鉄道の復旧には多額の投資を必要とすることから、鉄道事業者としては鉄道の持続可能性、その観点が大変大事だということ

を再度強調しています。

そのことは熊本県も承知の筈ですが、田嶋副知事が指摘した、

豊肥本線が運転再開したことで、世界的なホテルが立地するといった動きもある。やはり繋がってこその役割も非常に大きい

については、熊本県の利益であってJR九州の利益ではないと考えなければなりません。

何れにしても、田嶋副知事としては、

蒲島知事は自身の任期中に肥薩線の鉄道復旧について道筋をつけたいという思いで取り組んでいる。12月議会で今期での退任を表明し、4月15日までの任期を全うしたい、県政に残された課題の中で肥薩線の復旧・復興は大きいと発言されている

ので、知事の花道を飾れるようなタイミングでの回答を求めています。

しかし、松下取締役常務執行役員は、

持続可能性も含めた観点からしっかりと社内で議論・検討し、次回以降のこの場で考えを示したい

と述べるに留めていますし、岸谷技術審議官も

課題はまだ残っており、詳細かつ深く議論をしなければならないが、時間も限られる。

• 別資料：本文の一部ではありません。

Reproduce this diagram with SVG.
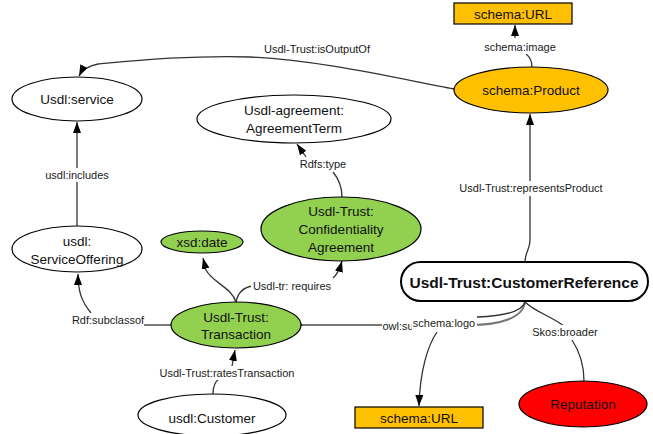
<svg xmlns="http://www.w3.org/2000/svg" width="653" height="434" viewBox="0 0 653 434">
<defs>
<style>
.n{stroke:#000;stroke-width:1.2}
.w{fill:#fff}.g{fill:#92D050}.o{fill:#FFC000}.r{fill:#FF0000}
.t{font-family:"Liberation Sans",Arial,sans-serif;font-size:13.5px;fill:#111;text-anchor:middle;dominant-baseline:central}
.b{font-weight:bold;font-size:15.5px}
.l{font-family:"Liberation Sans",Arial,sans-serif;font-size:11px;fill:#1a1a1a;text-anchor:middle;dominant-baseline:central}
.e{fill:none;stroke:#333;stroke-width:1.3}
.bg{fill:#fff}
</style>
<marker id="a" viewBox="0 0 11 8" refX="11" refY="4" markerWidth="11" markerHeight="8" markerUnits="userSpaceOnUse" orient="auto">
<path d="M0,0 L11,4 L0,8 z" fill="#000"/>
</marker>
<marker id="v" viewBox="0 0 8 10" refX="1" refY="5" markerWidth="8" markerHeight="10" markerUnits="userSpaceOnUse" orient="auto">
<path d="M7,0 L1,5 L7,10" fill="none" stroke="#444" stroke-width="1.2"/>
</marker>
</defs>
<rect width="653" height="434" fill="#fff"/>
<g id="connectors">
<path class="e" d="M454,89 C400,79 320,60 250,57 C180,55 120,62 98,64 C88,66 82,70 79,76" marker-end="url(#a)"/>
<path class="e" d="M532,67 C532,60 530,57 526,54"/>
<path class="e" d="M515,38 L515,25" marker-end="url(#a)"/>
<path class="e" d="M525,262 C525,252 530,250 530,240 L530,114" marker-end="url(#a)"/>
<path class="e" d="M77,226 L77,122" marker-end="url(#a)"/>
<path class="e" d="M171,325 L143,325"/>
<path class="e" d="M91,313 C82,302 78,292 78,274" marker-end="url(#a)"/>
<path class="e" d="M342,197 C342,185 338,178 333,172"/>
<path class="e" d="M306,157 L297,144" marker-end="url(#a)"/>
<path class="e" d="M236,302 C232,288 212,282 206,270 L203,258" marker-end="url(#a)"/>
<path class="e" d="M236,302 C238,292 244,287 253,286"/>
<path class="e" d="M333,278 C338,274 340,268 342,261" marker-end="url(#a)"/>
<path d="M525,302 C523,318 500,325 470,325 L302,325" fill="none" stroke="#777" stroke-width="2" marker-end="url(#v)"/>
<path class="e" d="M525,302 C522,312 505,316 477,317"/>
<path class="e" d="M437,332 C428,345 420,370 419,406" marker-end="url(#a)"/>
<path class="e" d="M525,302 C535,312 555,318 565,327"/>
<path class="e" d="M572,340 C580,352 584,365 584,381"/>
<path class="e" d="M213,394 C213,385 216,381 219,379"/>
<path class="e" d="M232,366 L235,350" marker-end="url(#a)"/>
<rect class="bg" x="246" y="42" width="142" height="14"/>
<text class="l" x="317" y="49">Usdl-Trust:isOutputOf</text>
<rect class="bg" x="484" y="40" width="72" height="14"/>
<text class="l" x="520" y="47">schema:image</text>
<rect class="bg" x="457" y="181" width="148" height="15"/>
<text class="l" x="531" y="188">Usdl-Trust:representsProduct</text>
<rect class="bg" x="44" y="168" width="67" height="14"/>
<text class="l" x="77" y="175">usdl:includes</text>
<rect class="bg" x="72" y="313" width="72" height="14"/>
<text class="l" x="108" y="320">Rdf:subclassof</text>
<rect class="bg" x="298" y="157" width="50" height="14"/>
<text class="l" x="323" y="164">Rdfs:type</text>
<rect class="bg" x="251" y="279" width="83" height="14"/>
<text class="l" x="292" y="286">Usdl-tr: requires</text>
<rect class="bg" x="382" y="319" width="32" height="14"/>
<text class="l" x="398" y="326">owl:su</text>
<rect class="bg" x="412" y="316" width="65" height="14"/>
<text class="l" x="444" y="323">schema:logo</text>
<rect class="bg" x="532" y="325" width="67" height="14"/>
<text class="l" x="565" y="332">Skos:broader</text>
<rect class="bg" x="158" y="366" width="139" height="14"/>
<text class="l" x="227" y="373">Usdl-Trust:ratesTransaction</text>
</g>
<g id="url-top"><rect class="n o" x="454" y="3" width="118" height="21"/><text class="t" x="513" y="14">schema:URL</text></g>
<g id="product"><ellipse class="n o" cx="531" cy="90" rx="77" ry="23"/><text class="t" x="531" y="90">schema:Product</text></g>
<g id="service"><ellipse class="n w" cx="77" cy="99" rx="65" ry="22"/><text class="t" x="77" y="99">Usdl:service</text></g>
<g id="agreementterm"><ellipse class="n w" cx="294" cy="119" rx="97" ry="24"/><text class="t" x="294" y="110">Usdl-agreement:</text><text class="t" x="294" y="128">AgreementTerm</text></g>
<g id="confidentiality"><ellipse class="n g" cx="341" cy="229" rx="80" ry="32"/><text class="t" x="341" y="211">Usdl-Trust:</text><text class="t" x="341" y="229">Confidentiality</text><text class="t" x="341" y="247">Agreement</text></g>
<g id="xsddate"><ellipse class="n g" cx="202" cy="242" rx="41" ry="11"/><text class="t" x="202" y="242">xsd:date</text></g>
<g id="serviceoffering"><ellipse class="n w" cx="77" cy="249" rx="65" ry="23"/><text class="t" x="77" y="241">usdl:</text><text class="t" x="77" y="259">ServiceOffering</text></g>
<g id="transaction"><ellipse class="n g" cx="236" cy="325" rx="65" ry="23"/><text class="t" x="236" y="317">Usdl-Trust:</text><text class="t" x="236" y="334">Transaction</text></g>
<g id="customer"><ellipse class="n w" cx="212" cy="415" rx="74" ry="21"/><text class="t" x="212" y="418">usdl:Customer</text></g>
<g id="customerreference"><rect x="401" y="262" width="247" height="39" rx="19.5" fill="#fff" stroke="#000" stroke-width="2"/><text class="t b" x="524" y="282">Usdl-Trust:CustomerReference</text></g>
<g id="url-bottom"><rect class="n o" x="355" y="407" width="128" height="21"/><text class="t" x="419" y="418">schema:URL</text></g>
<g id="reputation"><ellipse class="n r" cx="583" cy="404" rx="64" ry="23"/><text class="t" x="583" y="404">Reputation</text></g>
</svg>
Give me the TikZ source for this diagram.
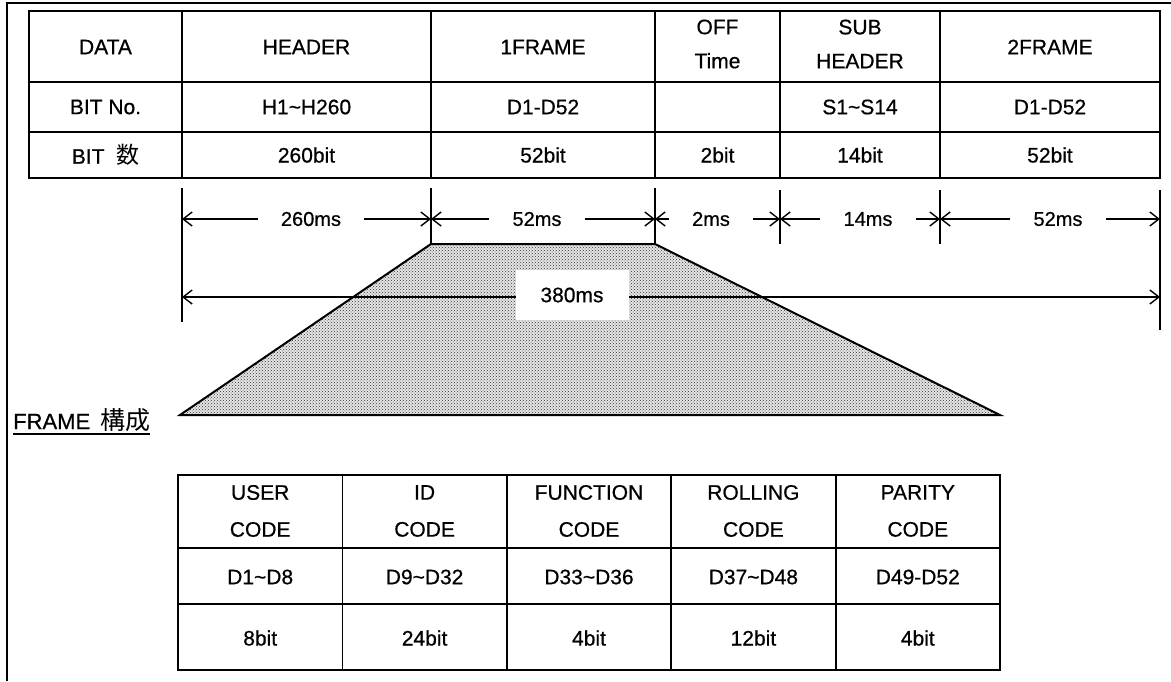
\documentclass[tikz,border=0pt]{standalone}
\usepackage{fontspec}
\setmainfont{Liberation Sans}[FakeBold=0.6]
\newfontfamily\cjk{Noto Sans CJK JP}
\usetikzlibrary{arrows.meta,patterns}
\begin{document}
\begin{tikzpicture}[x=1pt,y=-1pt,
  cell/.style={font=\fontsize{21}{25}\selectfont, align=center, inner sep=0pt},
  hcell/.style={font=\fontsize{21}{34}\selectfont, align=center, inner sep=0pt},
  bcell/.style={font=\fontsize{21}{37}\selectfont, align=center, inner sep=0pt},
  tline/.style={line width=1.8pt},
  dim/.style={line width=1.4pt},
  barb/.tip={Straight Barb[length=9pt,width=14pt,line width=1.4pt]},
  dimarrow/.style={dim, -barb},
  dimlabel/.style={font=\fontsize{20}{22}\selectfont, inner xsep=23pt, inner ysep=0pt},
]
\useasboundingbox (0,0) rectangle (1171,681);

% outer frame
\coordinate (fb) at (7,681);
\coordinate (ftl) at (7,3);
\coordinate (ftr) at (1171,3);
\draw[line width=1.5pt] (fb) -- (ftl) -- (ftr);

% ---------- top table ----------
\draw[tline] (29,11) rectangle (1160,178);
\foreach \y in {82,132} \draw[tline] (29,\y) -- (1160,\y);
\foreach \x in {182,431,655,780,940} \draw[tline] (\x,11) -- (\x,178);

\node[cell] (t11) at (105.5,47) {DATA};
\node[cell] (t12) at (306.5,47) {HEADER};
\node[cell] (t13) at (543,47) {1FRAME};
\node[hcell] (t14) at (717.5,44) {OFF\\Time};
\node[hcell] (t15) at (860,44) {SUB\\HEADER};
\node[cell] (t16) at (1050,47) {2FRAME};

\node[cell] (t21) at (105.5,107) {BIT No.};
\node[cell] (t22) at (306.5,107) {H1\textasciitilde H260};
\node[cell] (t23) at (543,107) {D1-D52};
\node[cell] (t25) at (860,107) {S1\textasciitilde S14};
\node[cell] (t26) at (1050,107) {D1-D52};

\node[cell] (t31) at (105.5,155) {BIT\ \ {\cjk\fontsize{23}{25}\selectfont 数}};
\node[cell] (t32) at (306.5,155) {260bit};
\node[cell] (t33) at (543,155) {52bit};
\node[cell] (t34) at (717.5,155) {2bit};
\node[cell] (t35) at (860,155) {14bit};
\node[cell] (t36) at (1050,155) {52bit};

% ---------- trapezoid ----------
\coordinate (zbl) at (180,415);
\coordinate (ztl) at (431,244);
\coordinate (ztr) at (655,244);
\coordinate (zbr) at (1000,415);
\fill[black!10] (zbl) -- (ztl) -- (ztr) -- (zbr) -- cycle;
\fill[pattern=crosshatch dots, pattern color=black!80] (zbl) -- (ztl) -- (ztr) -- (zbr) -- cycle;
\draw[line width=2pt] (zbl) -- (ztl) -- (ztr) -- (zbr) -- cycle;

% ---------- dimension verticals ----------
\coordinate (v0t) at (182,188); \coordinate (v0b) at (182,322);
\coordinate (v1t) at (431,188);
\coordinate (v2t) at (655,188);
\coordinate (v3t) at (780,190); \coordinate (v3b) at (780,244);
\coordinate (v4t) at (940,190); \coordinate (v4b) at (940,244);
\coordinate (v5t) at (1160,190); \coordinate (v5b) at (1160,330);
\draw[dim] (v0t) -- (v0b);
\draw[dim] (v1t) -- (ztl);
\draw[dim] (v2t) -- (ztr);
\draw[dim] (v3t) -- (v3b);
\draw[dim] (v4t) -- (v4b);
\draw[dim] (v5t) -- (v5b);

% arrow row
\coordinate (a0) at (182,219);
\coordinate (a1) at (431,219);
\coordinate (a2) at (655,219);
\coordinate (a3) at (780,219);
\coordinate (a4) at (940,219);
\coordinate (a5) at (1160,219);

\node[dimlabel] (l1) at (311,219) {260ms};
\node[dimlabel] (l2) at (537,219) {52ms};
\node[dimlabel] (l3) at (711,219) {2ms};
\node[dimlabel] (l4) at (868,219) {14ms};
\node[dimlabel] (l5) at (1058,219) {52ms};
\draw[dimarrow] (l1.west) -- (a0); \draw[dimarrow] (l1.east) -- (a1);
\draw[dimarrow] (l2.west) -- (a1); \draw[dimarrow] (l2.east) -- (a2);
\draw[dimarrow] (l3.west) -- (a2); \draw[dimarrow] (l3.east) -- (a3);
\draw[dimarrow] (l4.west) -- (a3); \draw[dimarrow] (l4.east) -- (a4);
\draw[dimarrow] (l5.west) -- (a4); \draw[dimarrow] (l5.east) -- (a5);

% 380ms
\coordinate (m0) at (182,297);
\coordinate (m5) at (1160,297);
\draw[dim, barb-barb] (m0) -- (m5);
\node[fill=white, minimum width=113pt, minimum height=50pt, inner sep=0pt,
      font=\fontsize{21}{24}\selectfont] (l380) at (572,295) {380ms};

% FRAME label
\node[anchor=base west, inner sep=0pt, font=\fontsize{22}{24}\selectfont]
  (fr) at (13,429) {FRAME\hspace{10pt}{\cjk\fontsize{25}{26}\selectfont 構成}};
\draw[line width=1.4pt] ([yshift=-5pt]fr.base west) -- ([yshift=-5pt]fr.base east);

% ---------- bottom table ----------
\draw[tline] (178,475) rectangle (1000,670);
\foreach \y in {548,604} \draw[tline] (178,\y) -- (1000,\y);
\foreach \x in {342.4,506.8,671.2,835.6} \draw[tline] (\x,475) -- (\x,670);

\node[bcell] (b11) at (260.2,511) {USER\\CODE};
\node[bcell] (b12) at (424.6,511) {ID\\CODE};
\node[bcell] (b13) at (589,511) {FUNCTION\\CODE};
\node[bcell] (b14) at (753.4,511) {ROLLING\\CODE};
\node[bcell] (b15) at (917.8,511) {PARITY\\CODE};

\node[bcell] (b21) at (260.2,577) {D1\textasciitilde D8};
\node[bcell] (b22) at (424.6,577) {D9\textasciitilde D32};
\node[bcell] (b23) at (589,577) {D33\textasciitilde D36};
\node[bcell] (b24) at (753.4,577) {D37\textasciitilde D48};
\node[bcell] (b25) at (917.8,577) {D49-D52};

\node[bcell] (b31) at (260.2,638) {8bit};
\node[bcell] (b32) at (424.6,638) {24bit};
\node[bcell] (b33) at (589,638) {4bit};
\node[bcell] (b34) at (753.4,638) {12bit};
\node[bcell] (b35) at (917.8,638) {4bit};
\end{tikzpicture}
\end{document}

このメンバーでこの場でとなると、また何ヶ月か経ってしまうため、JR九州の担当レベルの方から膝詰めで、利用促進策や上下分離する場合の想定など事務的に議論を進めていただきたい。

と締めくくりに当たっての発言をしているので、今年の春に復興が決まる可能性は薄いと考えられ、


肥薩線復興を踏まえながら

持続可能性に関する協議を継続したい


という玉虫色の結論を一旦出した上で延長戦に入るのではないかと予想します。

だからこそ、当ブログがココで提案した幾つかの「今から出来ること」を前倒しで実行して少しづつでも成果を出すことこそが、延長戦で決着をつける為に最も重要な対策となるのだということを改めて申し上げておきます。